━━ Data segment ━━
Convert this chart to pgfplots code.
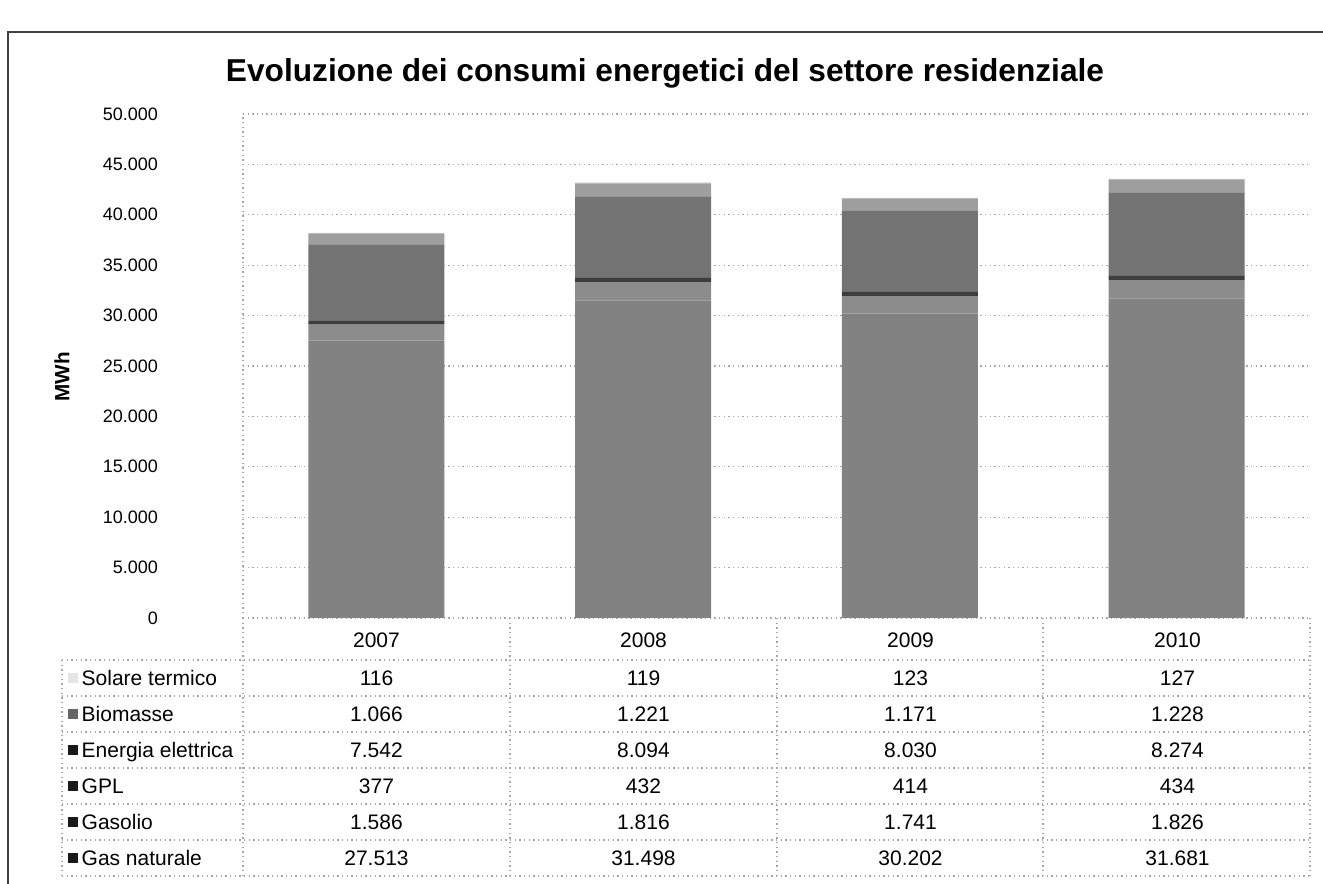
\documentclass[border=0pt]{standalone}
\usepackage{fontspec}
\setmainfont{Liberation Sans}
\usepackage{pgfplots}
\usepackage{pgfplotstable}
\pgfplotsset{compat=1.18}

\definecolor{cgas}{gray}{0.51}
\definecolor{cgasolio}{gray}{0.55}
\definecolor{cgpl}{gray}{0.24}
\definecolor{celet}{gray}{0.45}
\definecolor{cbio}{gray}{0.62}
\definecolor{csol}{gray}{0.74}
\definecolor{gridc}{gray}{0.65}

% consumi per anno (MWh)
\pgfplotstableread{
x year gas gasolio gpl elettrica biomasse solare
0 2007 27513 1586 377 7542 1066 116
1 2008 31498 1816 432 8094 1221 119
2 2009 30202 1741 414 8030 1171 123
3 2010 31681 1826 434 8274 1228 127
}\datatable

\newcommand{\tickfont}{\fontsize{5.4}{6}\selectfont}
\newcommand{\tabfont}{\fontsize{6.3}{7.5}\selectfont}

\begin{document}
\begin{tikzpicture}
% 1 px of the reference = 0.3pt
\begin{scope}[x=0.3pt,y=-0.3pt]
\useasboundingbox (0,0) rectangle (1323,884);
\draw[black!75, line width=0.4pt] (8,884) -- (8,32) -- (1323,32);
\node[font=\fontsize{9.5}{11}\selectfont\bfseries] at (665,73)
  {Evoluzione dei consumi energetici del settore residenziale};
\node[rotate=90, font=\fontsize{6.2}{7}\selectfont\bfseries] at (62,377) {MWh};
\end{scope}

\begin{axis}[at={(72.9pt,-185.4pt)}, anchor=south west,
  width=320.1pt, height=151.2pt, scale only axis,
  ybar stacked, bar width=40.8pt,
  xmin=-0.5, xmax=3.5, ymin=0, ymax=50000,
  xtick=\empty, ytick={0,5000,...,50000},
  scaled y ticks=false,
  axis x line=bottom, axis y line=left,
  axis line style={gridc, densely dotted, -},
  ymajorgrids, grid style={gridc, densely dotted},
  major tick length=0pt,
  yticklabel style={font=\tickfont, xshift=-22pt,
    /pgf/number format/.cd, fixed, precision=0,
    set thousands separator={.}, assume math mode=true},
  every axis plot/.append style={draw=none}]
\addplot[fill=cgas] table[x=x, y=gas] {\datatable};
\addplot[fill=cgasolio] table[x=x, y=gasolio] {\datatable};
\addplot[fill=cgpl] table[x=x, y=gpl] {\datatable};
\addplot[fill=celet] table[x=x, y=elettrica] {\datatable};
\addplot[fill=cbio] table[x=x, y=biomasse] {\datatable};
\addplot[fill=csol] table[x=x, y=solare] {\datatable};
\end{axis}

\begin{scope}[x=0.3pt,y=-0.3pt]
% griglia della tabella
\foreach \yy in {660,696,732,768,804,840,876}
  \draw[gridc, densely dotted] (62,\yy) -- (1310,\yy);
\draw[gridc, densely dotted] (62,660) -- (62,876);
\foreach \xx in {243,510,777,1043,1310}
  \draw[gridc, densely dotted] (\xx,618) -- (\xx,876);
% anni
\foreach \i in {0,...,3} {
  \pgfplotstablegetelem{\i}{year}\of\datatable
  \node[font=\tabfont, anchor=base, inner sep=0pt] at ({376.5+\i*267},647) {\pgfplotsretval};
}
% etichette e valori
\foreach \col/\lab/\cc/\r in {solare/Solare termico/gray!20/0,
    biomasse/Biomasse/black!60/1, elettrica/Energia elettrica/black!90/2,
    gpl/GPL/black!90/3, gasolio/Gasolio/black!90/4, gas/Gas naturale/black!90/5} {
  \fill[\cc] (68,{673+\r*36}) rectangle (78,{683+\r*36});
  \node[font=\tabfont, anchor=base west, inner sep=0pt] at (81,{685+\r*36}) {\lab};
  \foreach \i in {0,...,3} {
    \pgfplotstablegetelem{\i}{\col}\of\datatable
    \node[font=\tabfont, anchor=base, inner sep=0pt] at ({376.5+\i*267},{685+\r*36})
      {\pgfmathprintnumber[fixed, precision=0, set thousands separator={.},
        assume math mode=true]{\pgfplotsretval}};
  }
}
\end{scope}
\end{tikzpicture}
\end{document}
━━━
## Stated exercise
Retype the whole listing, keeping every line identical and omitting all pictures.

## Result
Convert this chart to pgfplots code.
\documentclass[border=0pt]{standalone}
\usepackage{fontspec}
\setmainfont{Liberation Sans}
\usepackage{pgfplots}
\usepackage{pgfplotstable}
\pgfplotsset{compat=1.18}

\definecolor{cgas}{gray}{0.51}
\definecolor{cgasolio}{gray}{0.55}
\definecolor{cgpl}{gray}{0.24}
\definecolor{celet}{gray}{0.45}
\definecolor{cbio}{gray}{0.62}
\definecolor{csol}{gray}{0.74}
\definecolor{gridc}{gray}{0.65}

% consumi per anno (MWh)
\pgfplotstableread{
x year gas gasolio gpl elettrica biomasse solare
0 2007 27513 1586 377 7542 1066 116
1 2008 31498 1816 432 8094 1221 119
2 2009 30202 1741 414 8030 1171 123
3 2010 31681 1826 434 8274 1228 127
}\datatable

\newcommand{\tickfont}{\fontsize{5.4}{6}\selectfont}
\newcommand{\tabfont}{\fontsize{6.3}{7.5}\selectfont}

\begin{document}
\begin{tikzpicture}
% 1 px of the reference = 0.3pt
\begin{scope}[x=0.3pt,y=-0.3pt]
\useasboundingbox (0,0) rectangle (1323,884);
\draw[black!75, line width=0.4pt] (8,884) -- (8,32) -- (1323,32);
\node[font=\fontsize{9.5}{11}\selectfont\bfseries] at (665,73)
  {Evoluzione dei consumi energetici del settore residenziale};
\node[rotate=90, font=\fontsize{6.2}{7}\selectfont\bfseries] at (62,377) {MWh};
\end{scope}

\begin{axis}[at={(72.9pt,-185.4pt)}, anchor=south west,
  width=320.1pt, height=151.2pt, scale only axis,
  ybar stacked, bar width=40.8pt,
  xmin=-0.5, xmax=3.5, ymin=0, ymax=50000,
  xtick=\empty, ytick={0,5000,...,50000},
  scaled y ticks=false,
  axis x line=bottom, axis y line=left,
  axis line style={gridc, densely dotted, -},
  ymajorgrids, grid style={gridc, densely dotted},
  major tick length=0pt,
  yticklabel style={font=\tickfont, xshift=-22pt,
    /pgf/number format/.cd, fixed, precision=0,
    set thousands separator={.}, assume math mode=true},
  every axis plot/.append style={draw=none}]
\addplot[fill=cgas] table[x=x, y=gas] {\datatable};
\addplot[fill=cgasolio] table[x=x, y=gasolio] {\datatable};
\addplot[fill=cgpl] table[x=x, y=gpl] {\datatable};
\addplot[fill=celet] table[x=x, y=elettrica] {\datatable};
\addplot[fill=cbio] table[x=x, y=biomasse] {\datatable};
\addplot[fill=csol] table[x=x, y=solare] {\datatable};
\end{axis}

\begin{scope}[x=0.3pt,y=-0.3pt]
% griglia della tabella
\foreach \yy in {660,696,732,768,804,840,876}
  \draw[gridc, densely dotted] (62,\yy) -- (1310,\yy);
\draw[gridc, densely dotted] (62,660) -- (62,876);
\foreach \xx in {243,510,777,1043,1310}
  \draw[gridc, densely dotted] (\xx,618) -- (\xx,876);
% anni
\foreach \i in {0,...,3} {
  \pgfplotstablegetelem{\i}{year}\of\datatable
  \node[font=\tabfont, anchor=base, inner sep=0pt] at ({376.5+\i*267},647) {\pgfplotsretval};
}
% etichette e valori
\foreach \col/\lab/\cc/\r in {solare/Solare termico/gray!20/0,
    biomasse/Biomasse/black!60/1, elettrica/Energia elettrica/black!90/2,
    gpl/GPL/black!90/3, gasolio/Gasolio/black!90/4, gas/Gas naturale/black!90/5} {
  \fill[\cc] (68,{673+\r*36}) rectangle (78,{683+\r*36});
  \node[font=\tabfont, anchor=base west, inner sep=0pt] at (81,{685+\r*36}) {\lab};
  \foreach \i in {0,...,3} {
    \pgfplotstablegetelem{\i}{\col}\of\datatable
    \node[font=\tabfont, anchor=base, inner sep=0pt] at ({376.5+\i*267},{685+\r*36})
      {\pgfmathprintnumber[fixed, precision=0, set thousands separator={.},
        assume math mode=true]{\pgfplotsretval}};
  }
}
\end{scope}
\end{tikzpicture}
\end{document}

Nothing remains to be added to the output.